Nevertheless, I have always been interested in dance, so when the Parkinson's Association of the Rockies decided to start a “Dance for Parkinson's” class in Denver, I was ready to sign up. Chris declined my offer to sign him up as well, out of the noble viewpoint that if he was to come, he would be taking up space that should go so someone else with Parkinson's. I accepted his noble excuse while noting the look of relief on his face.

Yesterday was the first class. I had looked forward to this ever since participating in the demonstration class last month. Because parking was limited in the area, I had the brilliant idea that I could drive to our school and take the bus back and forth to the class, arriving back at school in plenty of time to take our daughter home. In theory, this was a good idea. The bus dropped me off right at the door of the Colorado Ballet. After an hour and a half of vigorous exercise and another bus ride, I walked the two blocks back to where I had parked the car. I swear that each of those blocks must have been at least a mile long. It was my triathlon: walk, ride the bus, dance, walk, ride the bus, walk again. My timing was a bit off but, all in all, I didn't do too badly.

The class itself was incredibly fun! I can't even tell you what all we did, mostly because I can't remember what the steps were called. Our teachers, Private Freeman and Sharon Wehner, are professional dancers and we had a lovely woman providing live music for our efforts.

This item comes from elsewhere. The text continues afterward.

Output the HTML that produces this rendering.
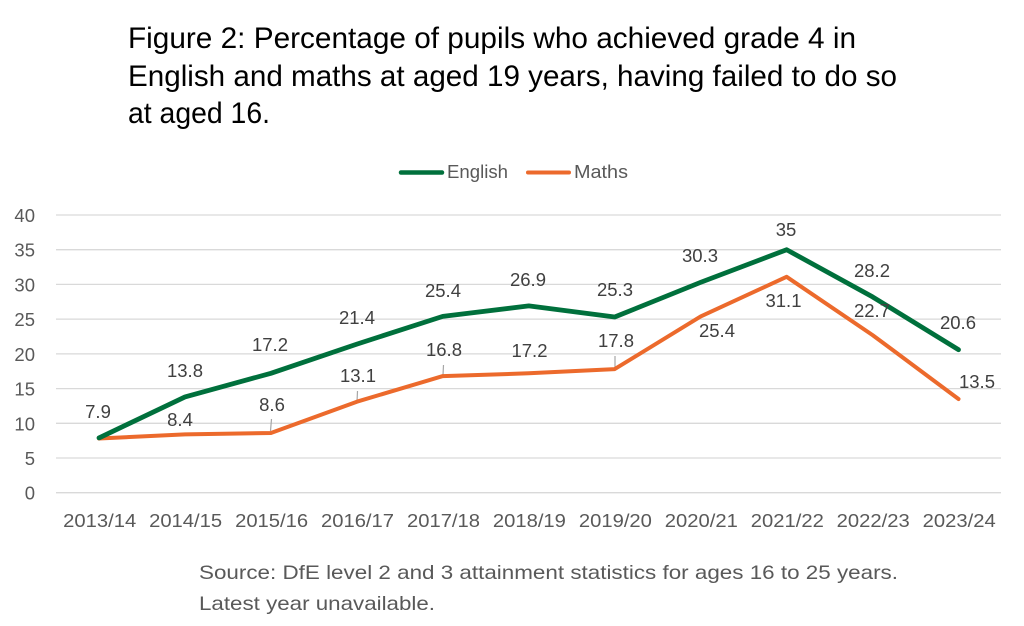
<!DOCTYPE html>
<html>
<head>
<meta charset="utf-8">
<style>
  html,body{margin:0;padding:0;background:#fff;}
  svg{display:block;}
  text{font-family:"Liberation Sans", sans-serif;}
</style>
</head>
<body>
<svg width="1024" height="626" viewBox="0 0 1024 626" xmlns="http://www.w3.org/2000/svg">
  <rect width="1024" height="626" fill="#fff"/>
  <!-- Title -->
  <g fill="#000" font-size="29.5">
    <text x="128" y="48" textLength="728" lengthAdjust="spacingAndGlyphs">Figure 2: Percentage of pupils who achieved grade 4 in</text>
    <text x="128" y="86" textLength="769" lengthAdjust="spacingAndGlyphs">English and maths at aged 19 years, having failed to do so</text>
    <text x="128" y="123" textLength="142" lengthAdjust="spacingAndGlyphs">at aged 16.</text>
  </g>

  <!-- Legend -->
  <line x1="401" y1="172.5" x2="442" y2="172.5" stroke="#00703C" stroke-width="4.5" stroke-linecap="round"/>
  <text x="447" y="178" font-size="18.5" fill="#595959" textLength="61" lengthAdjust="spacingAndGlyphs">English</text>
  <line x1="528" y1="172.5" x2="569" y2="172.5" stroke="#EC6A2C" stroke-width="4" stroke-linecap="round"/>
  <text x="574" y="178" font-size="18.5" fill="#595959" textLength="54" lengthAdjust="spacingAndGlyphs">Maths</text>

  <!-- Gridlines -->
  <g stroke="#d9d9d9" stroke-width="1.3">
    <line x1="56" x2="1001" y1="215" y2="215"/>
    <line x1="56" x2="1001" y1="249.7" y2="249.7"/>
    <line x1="56" x2="1001" y1="284.4" y2="284.4"/>
    <line x1="56" x2="1001" y1="319.1" y2="319.1"/>
    <line x1="56" x2="1001" y1="353.9" y2="353.9"/>
    <line x1="56" x2="1001" y1="388.6" y2="388.6"/>
    <line x1="56" x2="1001" y1="423.3" y2="423.3"/>
    <line x1="56" x2="1001" y1="458" y2="458"/>
    <line x1="56" x2="1001" y1="492.7" y2="492.7"/>
  </g>

  <!-- Y axis labels -->
  <g font-size="18.5" fill="#595959" text-anchor="end">
    <text x="35" y="222">40</text>
    <text x="35" y="256.7">35</text>
    <text x="35" y="291.4">30</text>
    <text x="35" y="326.1">25</text>
    <text x="35" y="360.9">20</text>
    <text x="35" y="395.6">15</text>
    <text x="35" y="430.3">10</text>
    <text x="35" y="465">5</text>
    <text x="35" y="499.7">0</text>
  </g>

  <!-- X axis labels -->
  <g font-size="18.5" fill="#595959" text-anchor="middle">
    <text x="99.7" y="527" textLength="73" lengthAdjust="spacingAndGlyphs">2013/14</text>
    <text x="185.6" y="527" textLength="73" lengthAdjust="spacingAndGlyphs">2014/15</text>
    <text x="271.6" y="527" textLength="73" lengthAdjust="spacingAndGlyphs">2015/16</text>
    <text x="357.5" y="527" textLength="73" lengthAdjust="spacingAndGlyphs">2016/17</text>
    <text x="443.5" y="527" textLength="73" lengthAdjust="spacingAndGlyphs">2017/18</text>
    <text x="529.4" y="527" textLength="73" lengthAdjust="spacingAndGlyphs">2018/19</text>
    <text x="615.4" y="527" textLength="73" lengthAdjust="spacingAndGlyphs">2019/20</text>
    <text x="701.3" y="527" textLength="73" lengthAdjust="spacingAndGlyphs">2020/21</text>
    <text x="787.3" y="527" textLength="73" lengthAdjust="spacingAndGlyphs">2021/22</text>
    <text x="873.2" y="527" textLength="73" lengthAdjust="spacingAndGlyphs">2022/23</text>
    <text x="959.2" y="527" textLength="73" lengthAdjust="spacingAndGlyphs">2023/24</text>
  </g>

  <!-- Leader lines -->
  <g stroke="#a6a6a6" stroke-width="1.2">
    <line x1="271.5" y1="419" x2="270.5" y2="431"/>
    <line x1="357.5" y1="391" x2="357" y2="402"/>
    <line x1="443.5" y1="365" x2="443" y2="375"/>
    <line x1="615" y1="356" x2="615" y2="368"/>
  </g>

  <!-- Maths series -->
  <polyline fill="none" stroke="#EC6A2C" stroke-width="4" stroke-linejoin="round" stroke-linecap="round"
    points="99,438.5 185,434.4 270.9,433 356.9,401.7 442.8,376.1 528.8,373.3 614.7,369.1 700.7,316.4 786.6,276.8 872.6,335.1 958.5,399"/>
  <!-- English series -->
  <polyline fill="none" stroke="#00703C" stroke-width="4.8" stroke-linejoin="round" stroke-linecap="round"
    points="99,437.9 185,396.9 270.9,373.3 356.9,344.1 442.8,316.4 528.8,305.9 614.7,317 700.7,282.3 786.6,249.7 872.6,296.9 958.5,349.7"/>

  <!-- Data labels -->
  <g font-size="18.5" fill="#404040" text-anchor="middle">
    <!-- English -->
    <text x="98" y="418">7.9</text>
    <text x="185" y="377">13.8</text>
    <text x="270" y="351">17.2</text>
    <text x="357" y="324">21.4</text>
    <text x="443" y="297">25.4</text>
    <text x="528" y="286">26.9</text>
    <text x="615" y="296">25.3</text>
    <text x="700" y="262">30.3</text>
    <text x="786" y="236">35</text>
    <text x="872" y="277">28.2</text>
    <text x="958" y="329">20.6</text>
    <!-- Maths -->
    <text x="180" y="426">8.4</text>
    <text x="272" y="411">8.6</text>
    <text x="358" y="382">13.1</text>
    <text x="444" y="356">16.8</text>
    <text x="529.5" y="357">17.2</text>
    <text x="616" y="347">17.8</text>
    <text x="717" y="337">25.4</text>
    <text x="783.5" y="307">31.1</text>
    <text x="872" y="317">22.7</text>
    <text x="977" y="388">13.5</text>
  </g>

  <!-- Source -->
  <g font-size="19.5" fill="#595959">
    <text x="199" y="579" textLength="699" lengthAdjust="spacingAndGlyphs">Source: DfE level 2 and 3 attainment statistics for ages 16 to 25 years.</text>
    <text x="199" y="610" textLength="236" lengthAdjust="spacingAndGlyphs">Latest year unavailable.</text>
  </g>
</svg>
</body>
</html>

And effort it was. I learned a lot of things yesterday.

First of all, I learned that I function quite well from the waist up. Okay, I knew that already. I know right from left and my arms generally do what I ask them to do. My legs, on the other hand, have no interest at all in cooperating with me. They refuse to obey the simplest commands, especially if it entails knowing which is the right foot and which is the left; or it might have been that they were competing and each wanted to go first. It's not just a physical workout. It also requires that we pay attention to the other members of the group and how we are moving. I am proud to say I did not bump into anyone.

Then the music started and we danced from our chairs, behind our chairs, and then across the room. It didn't matter that we weren't perfect. I was moving to the music and I felt like a dancer! I credit the teachers for this. They treat us as though we are peers and they make it clear that our movements, even if they are limited, are beautiful to them. They didn't have to say this, it was obvious in every way they interacted with us. This could be another benefit of the class.  Maybe, just maybe, I'll start to see my movements as beautiful, too.

It's not surprising that the class is called “Rhythm and Grace”.